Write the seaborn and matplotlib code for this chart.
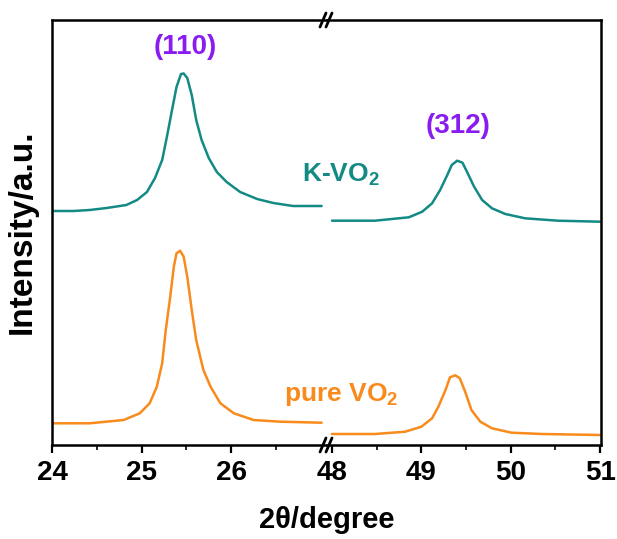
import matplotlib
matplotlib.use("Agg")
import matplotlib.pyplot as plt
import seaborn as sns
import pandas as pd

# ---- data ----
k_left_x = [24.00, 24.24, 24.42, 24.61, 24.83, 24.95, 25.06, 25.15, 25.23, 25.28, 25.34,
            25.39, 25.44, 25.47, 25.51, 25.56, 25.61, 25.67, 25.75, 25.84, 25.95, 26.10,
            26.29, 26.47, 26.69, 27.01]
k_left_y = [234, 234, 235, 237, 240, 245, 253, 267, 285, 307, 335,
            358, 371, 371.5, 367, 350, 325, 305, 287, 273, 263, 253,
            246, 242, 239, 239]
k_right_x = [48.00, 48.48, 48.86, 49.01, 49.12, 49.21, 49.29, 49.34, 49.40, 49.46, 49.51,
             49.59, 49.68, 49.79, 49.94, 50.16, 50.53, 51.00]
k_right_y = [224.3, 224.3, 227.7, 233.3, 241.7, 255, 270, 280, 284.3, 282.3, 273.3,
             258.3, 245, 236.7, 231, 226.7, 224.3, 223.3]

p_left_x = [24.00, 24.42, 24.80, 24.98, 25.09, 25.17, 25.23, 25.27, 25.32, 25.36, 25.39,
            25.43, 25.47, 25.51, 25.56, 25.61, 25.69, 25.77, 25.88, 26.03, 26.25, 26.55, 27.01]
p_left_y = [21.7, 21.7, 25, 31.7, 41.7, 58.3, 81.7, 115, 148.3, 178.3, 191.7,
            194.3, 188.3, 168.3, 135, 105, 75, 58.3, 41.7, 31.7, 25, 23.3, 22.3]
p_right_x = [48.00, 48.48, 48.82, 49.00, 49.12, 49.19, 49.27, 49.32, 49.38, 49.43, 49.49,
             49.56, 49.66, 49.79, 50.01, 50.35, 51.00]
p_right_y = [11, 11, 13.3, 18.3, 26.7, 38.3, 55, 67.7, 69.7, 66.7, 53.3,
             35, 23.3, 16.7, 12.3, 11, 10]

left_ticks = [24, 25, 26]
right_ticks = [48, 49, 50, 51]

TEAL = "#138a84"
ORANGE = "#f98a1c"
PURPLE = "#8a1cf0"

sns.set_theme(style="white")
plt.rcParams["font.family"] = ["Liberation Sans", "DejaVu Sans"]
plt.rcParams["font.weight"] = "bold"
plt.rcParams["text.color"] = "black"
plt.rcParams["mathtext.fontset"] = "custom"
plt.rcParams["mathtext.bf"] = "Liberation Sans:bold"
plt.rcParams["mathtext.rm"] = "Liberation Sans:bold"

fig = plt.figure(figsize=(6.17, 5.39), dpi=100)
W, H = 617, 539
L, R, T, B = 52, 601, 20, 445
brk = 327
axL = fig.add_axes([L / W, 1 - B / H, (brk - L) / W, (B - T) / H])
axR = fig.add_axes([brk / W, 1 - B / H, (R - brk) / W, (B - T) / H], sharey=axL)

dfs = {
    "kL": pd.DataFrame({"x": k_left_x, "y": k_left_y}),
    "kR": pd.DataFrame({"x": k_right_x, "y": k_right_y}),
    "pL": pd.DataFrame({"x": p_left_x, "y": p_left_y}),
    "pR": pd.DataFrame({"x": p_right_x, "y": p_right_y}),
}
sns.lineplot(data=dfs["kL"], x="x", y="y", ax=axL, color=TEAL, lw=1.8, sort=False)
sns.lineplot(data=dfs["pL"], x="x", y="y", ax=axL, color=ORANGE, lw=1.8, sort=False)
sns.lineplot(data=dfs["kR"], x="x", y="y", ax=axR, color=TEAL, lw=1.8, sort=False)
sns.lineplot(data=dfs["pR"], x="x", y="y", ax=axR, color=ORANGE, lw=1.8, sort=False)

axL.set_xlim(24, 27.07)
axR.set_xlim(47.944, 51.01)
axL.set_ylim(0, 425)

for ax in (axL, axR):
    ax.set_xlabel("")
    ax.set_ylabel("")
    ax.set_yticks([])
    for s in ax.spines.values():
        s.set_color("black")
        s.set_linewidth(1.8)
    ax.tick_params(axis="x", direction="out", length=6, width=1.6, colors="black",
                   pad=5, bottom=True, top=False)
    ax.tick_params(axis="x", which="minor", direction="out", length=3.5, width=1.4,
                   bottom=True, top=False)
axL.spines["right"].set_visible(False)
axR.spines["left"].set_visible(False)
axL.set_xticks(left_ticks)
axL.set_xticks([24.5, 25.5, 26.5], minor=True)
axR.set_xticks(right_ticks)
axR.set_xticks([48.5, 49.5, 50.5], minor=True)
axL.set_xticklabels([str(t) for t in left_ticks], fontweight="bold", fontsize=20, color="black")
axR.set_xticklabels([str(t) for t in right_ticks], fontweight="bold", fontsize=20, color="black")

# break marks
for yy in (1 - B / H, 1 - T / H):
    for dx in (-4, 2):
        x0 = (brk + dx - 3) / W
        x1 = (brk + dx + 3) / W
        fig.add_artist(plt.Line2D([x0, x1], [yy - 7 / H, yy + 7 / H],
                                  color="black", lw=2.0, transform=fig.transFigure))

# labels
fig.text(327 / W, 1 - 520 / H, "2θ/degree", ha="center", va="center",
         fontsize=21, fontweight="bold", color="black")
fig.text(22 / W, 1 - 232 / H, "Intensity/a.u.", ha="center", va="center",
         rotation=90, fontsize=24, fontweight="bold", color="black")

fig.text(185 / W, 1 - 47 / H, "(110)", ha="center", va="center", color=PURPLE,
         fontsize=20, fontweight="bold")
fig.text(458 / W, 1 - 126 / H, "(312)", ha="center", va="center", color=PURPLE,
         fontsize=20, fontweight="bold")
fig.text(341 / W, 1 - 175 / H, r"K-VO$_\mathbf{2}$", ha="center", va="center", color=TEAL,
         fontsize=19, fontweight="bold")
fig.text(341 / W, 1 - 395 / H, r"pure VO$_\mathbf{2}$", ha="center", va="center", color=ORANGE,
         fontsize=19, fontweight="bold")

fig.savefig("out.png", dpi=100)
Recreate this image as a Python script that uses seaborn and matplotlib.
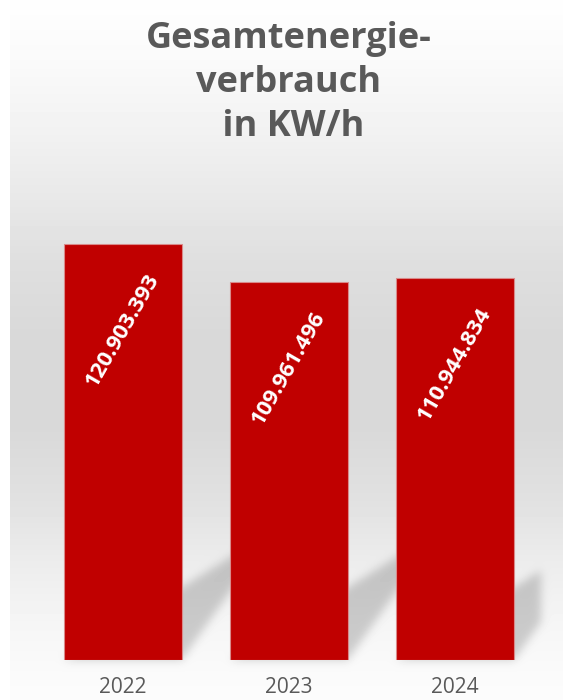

The exercise
From the first line above through the line containing "258.3, 245, 236.7, 231, 226.7, 224.3, 223.3]", copy everything exactly, without the pictures.

Solution for this problem
Write the seaborn and matplotlib code for this chart.
import matplotlib
matplotlib.use("Agg")
import matplotlib.pyplot as plt
import seaborn as sns
import pandas as pd

# ---- data ----
k_left_x = [24.00, 24.24, 24.42, 24.61, 24.83, 24.95, 25.06, 25.15, 25.23, 25.28, 25.34,
            25.39, 25.44, 25.47, 25.51, 25.56, 25.61, 25.67, 25.75, 25.84, 25.95, 26.10,
            26.29, 26.47, 26.69, 27.01]
k_left_y = [234, 234, 235, 237, 240, 245, 253, 267, 285, 307, 335,
            358, 371, 371.5, 367, 350, 325, 305, 287, 273, 263, 253,
            246, 242, 239, 239]
k_right_x = [48.00, 48.48, 48.86, 49.01, 49.12, 49.21, 49.29, 49.34, 49.40, 49.46, 49.51,
             49.59, 49.68, 49.79, 49.94, 50.16, 50.53, 51.00]
k_right_y = [224.3, 224.3, 227.7, 233.3, 241.7, 255, 270, 280, 284.3, 282.3, 273.3,
             258.3, 245, 236.7, 231, 226.7, 224.3, 223.3]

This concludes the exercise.